Stated task:
In the records below, begin at the line containing "What D3.js code" and end at the line containing "const height = 644 - margin.top;"; quote every line in that span exactly, including both boundary lines, and no others.

[Entries taken from a collection]
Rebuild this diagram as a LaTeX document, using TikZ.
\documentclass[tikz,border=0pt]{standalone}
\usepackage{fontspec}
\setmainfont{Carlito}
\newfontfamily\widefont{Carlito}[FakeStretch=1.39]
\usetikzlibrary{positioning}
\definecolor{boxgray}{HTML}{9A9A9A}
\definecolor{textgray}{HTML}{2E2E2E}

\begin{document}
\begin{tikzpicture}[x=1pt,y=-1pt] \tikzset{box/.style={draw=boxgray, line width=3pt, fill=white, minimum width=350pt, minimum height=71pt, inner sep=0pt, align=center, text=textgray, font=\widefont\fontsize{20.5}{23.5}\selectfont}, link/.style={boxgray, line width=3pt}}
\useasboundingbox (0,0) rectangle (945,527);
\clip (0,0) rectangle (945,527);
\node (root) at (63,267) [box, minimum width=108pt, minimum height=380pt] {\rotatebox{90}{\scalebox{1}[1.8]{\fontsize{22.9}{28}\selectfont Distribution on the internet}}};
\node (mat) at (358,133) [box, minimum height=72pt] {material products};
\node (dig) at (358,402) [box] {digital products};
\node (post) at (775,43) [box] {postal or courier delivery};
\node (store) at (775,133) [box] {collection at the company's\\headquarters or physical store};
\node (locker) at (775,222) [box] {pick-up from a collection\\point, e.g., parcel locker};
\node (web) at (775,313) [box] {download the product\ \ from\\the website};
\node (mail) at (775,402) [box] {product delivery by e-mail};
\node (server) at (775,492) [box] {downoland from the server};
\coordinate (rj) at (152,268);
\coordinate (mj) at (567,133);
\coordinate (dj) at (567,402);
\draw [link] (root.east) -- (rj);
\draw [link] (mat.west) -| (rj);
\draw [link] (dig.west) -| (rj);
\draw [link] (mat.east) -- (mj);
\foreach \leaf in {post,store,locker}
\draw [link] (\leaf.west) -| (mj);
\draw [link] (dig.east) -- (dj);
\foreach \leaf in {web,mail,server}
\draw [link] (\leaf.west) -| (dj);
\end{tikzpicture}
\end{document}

---

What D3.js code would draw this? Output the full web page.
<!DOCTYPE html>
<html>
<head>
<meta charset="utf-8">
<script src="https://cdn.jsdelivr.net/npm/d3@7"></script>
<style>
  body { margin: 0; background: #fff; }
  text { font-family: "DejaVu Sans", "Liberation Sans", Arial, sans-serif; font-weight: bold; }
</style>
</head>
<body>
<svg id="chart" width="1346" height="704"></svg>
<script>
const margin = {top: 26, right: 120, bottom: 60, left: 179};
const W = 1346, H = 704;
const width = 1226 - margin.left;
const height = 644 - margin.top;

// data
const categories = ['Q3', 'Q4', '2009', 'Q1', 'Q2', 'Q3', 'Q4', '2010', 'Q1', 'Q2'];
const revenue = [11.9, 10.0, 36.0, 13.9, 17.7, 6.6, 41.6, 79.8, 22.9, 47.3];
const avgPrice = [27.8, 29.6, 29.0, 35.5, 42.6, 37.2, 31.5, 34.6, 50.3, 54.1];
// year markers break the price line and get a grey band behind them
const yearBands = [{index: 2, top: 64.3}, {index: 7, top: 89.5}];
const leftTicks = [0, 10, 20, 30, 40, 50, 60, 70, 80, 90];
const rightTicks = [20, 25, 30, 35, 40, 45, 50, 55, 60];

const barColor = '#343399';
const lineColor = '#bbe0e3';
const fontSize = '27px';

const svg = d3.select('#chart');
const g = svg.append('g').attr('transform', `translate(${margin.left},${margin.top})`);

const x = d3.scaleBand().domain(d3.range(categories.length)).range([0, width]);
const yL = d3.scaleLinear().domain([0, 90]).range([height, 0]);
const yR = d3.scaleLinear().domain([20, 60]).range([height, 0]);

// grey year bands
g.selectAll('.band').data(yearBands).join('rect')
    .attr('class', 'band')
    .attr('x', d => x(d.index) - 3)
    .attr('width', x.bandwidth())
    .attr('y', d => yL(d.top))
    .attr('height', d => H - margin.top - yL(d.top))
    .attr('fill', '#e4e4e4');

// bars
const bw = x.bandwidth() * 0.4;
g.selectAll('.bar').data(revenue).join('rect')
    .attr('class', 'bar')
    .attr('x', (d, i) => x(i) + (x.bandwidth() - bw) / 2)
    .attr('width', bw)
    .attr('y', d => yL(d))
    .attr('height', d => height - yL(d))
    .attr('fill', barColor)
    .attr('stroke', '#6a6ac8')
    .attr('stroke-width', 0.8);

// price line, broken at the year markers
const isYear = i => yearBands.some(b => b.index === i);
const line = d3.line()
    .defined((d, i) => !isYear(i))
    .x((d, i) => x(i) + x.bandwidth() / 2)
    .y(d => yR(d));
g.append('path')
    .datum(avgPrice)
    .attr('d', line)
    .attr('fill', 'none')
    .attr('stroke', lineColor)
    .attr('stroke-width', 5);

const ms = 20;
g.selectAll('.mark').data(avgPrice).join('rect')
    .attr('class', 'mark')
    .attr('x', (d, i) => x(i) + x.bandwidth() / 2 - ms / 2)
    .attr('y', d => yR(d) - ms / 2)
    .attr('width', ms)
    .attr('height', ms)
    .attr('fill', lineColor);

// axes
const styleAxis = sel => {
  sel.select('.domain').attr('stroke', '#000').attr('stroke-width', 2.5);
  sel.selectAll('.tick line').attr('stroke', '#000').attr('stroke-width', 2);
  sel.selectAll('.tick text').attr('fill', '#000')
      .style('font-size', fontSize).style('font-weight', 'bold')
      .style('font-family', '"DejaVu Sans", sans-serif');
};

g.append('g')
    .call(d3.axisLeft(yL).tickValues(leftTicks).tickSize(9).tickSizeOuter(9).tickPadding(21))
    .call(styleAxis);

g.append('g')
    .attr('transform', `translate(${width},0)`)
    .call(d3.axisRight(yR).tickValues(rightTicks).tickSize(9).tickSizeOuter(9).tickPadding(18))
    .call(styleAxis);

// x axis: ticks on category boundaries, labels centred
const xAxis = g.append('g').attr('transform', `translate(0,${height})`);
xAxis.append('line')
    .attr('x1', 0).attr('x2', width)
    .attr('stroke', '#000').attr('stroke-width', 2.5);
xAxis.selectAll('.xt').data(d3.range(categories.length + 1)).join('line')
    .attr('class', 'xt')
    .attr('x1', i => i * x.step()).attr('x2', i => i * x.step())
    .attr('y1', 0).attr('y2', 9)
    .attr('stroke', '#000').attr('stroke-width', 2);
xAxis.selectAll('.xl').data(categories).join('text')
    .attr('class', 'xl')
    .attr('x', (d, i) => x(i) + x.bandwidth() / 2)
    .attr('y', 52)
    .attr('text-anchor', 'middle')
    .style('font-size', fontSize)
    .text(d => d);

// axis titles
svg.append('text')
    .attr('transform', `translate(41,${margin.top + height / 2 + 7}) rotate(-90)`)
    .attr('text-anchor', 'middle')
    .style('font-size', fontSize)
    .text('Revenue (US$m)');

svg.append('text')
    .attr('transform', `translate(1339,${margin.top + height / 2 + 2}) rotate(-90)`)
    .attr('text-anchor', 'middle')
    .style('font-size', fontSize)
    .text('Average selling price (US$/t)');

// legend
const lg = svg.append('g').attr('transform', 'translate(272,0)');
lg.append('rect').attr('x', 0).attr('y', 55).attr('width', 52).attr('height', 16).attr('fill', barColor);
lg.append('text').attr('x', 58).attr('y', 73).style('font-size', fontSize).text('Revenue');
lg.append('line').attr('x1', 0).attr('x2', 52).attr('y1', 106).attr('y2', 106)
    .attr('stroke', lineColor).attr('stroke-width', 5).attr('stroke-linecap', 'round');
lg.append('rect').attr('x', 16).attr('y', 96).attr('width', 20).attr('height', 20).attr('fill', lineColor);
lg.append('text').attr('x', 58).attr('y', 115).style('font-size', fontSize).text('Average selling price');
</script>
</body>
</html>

Task solution:
What D3.js code would draw this? Output the full web page.
<!DOCTYPE html>
<html>
<head>
<meta charset="utf-8">
<script src="https://cdn.jsdelivr.net/npm/d3@7"></script>
<style>
  body { margin: 0; background: #fff; }
  text { font-family: "DejaVu Sans", "Liberation Sans", Arial, sans-serif; font-weight: bold; }
</style>
</head>
<body>
<svg id="chart" width="1346" height="704"></svg>
<script>
const margin = {top: 26, right: 120, bottom: 60, left: 179};
const W = 1346, H = 704;
const width = 1226 - margin.left;
const height = 644 - margin.top;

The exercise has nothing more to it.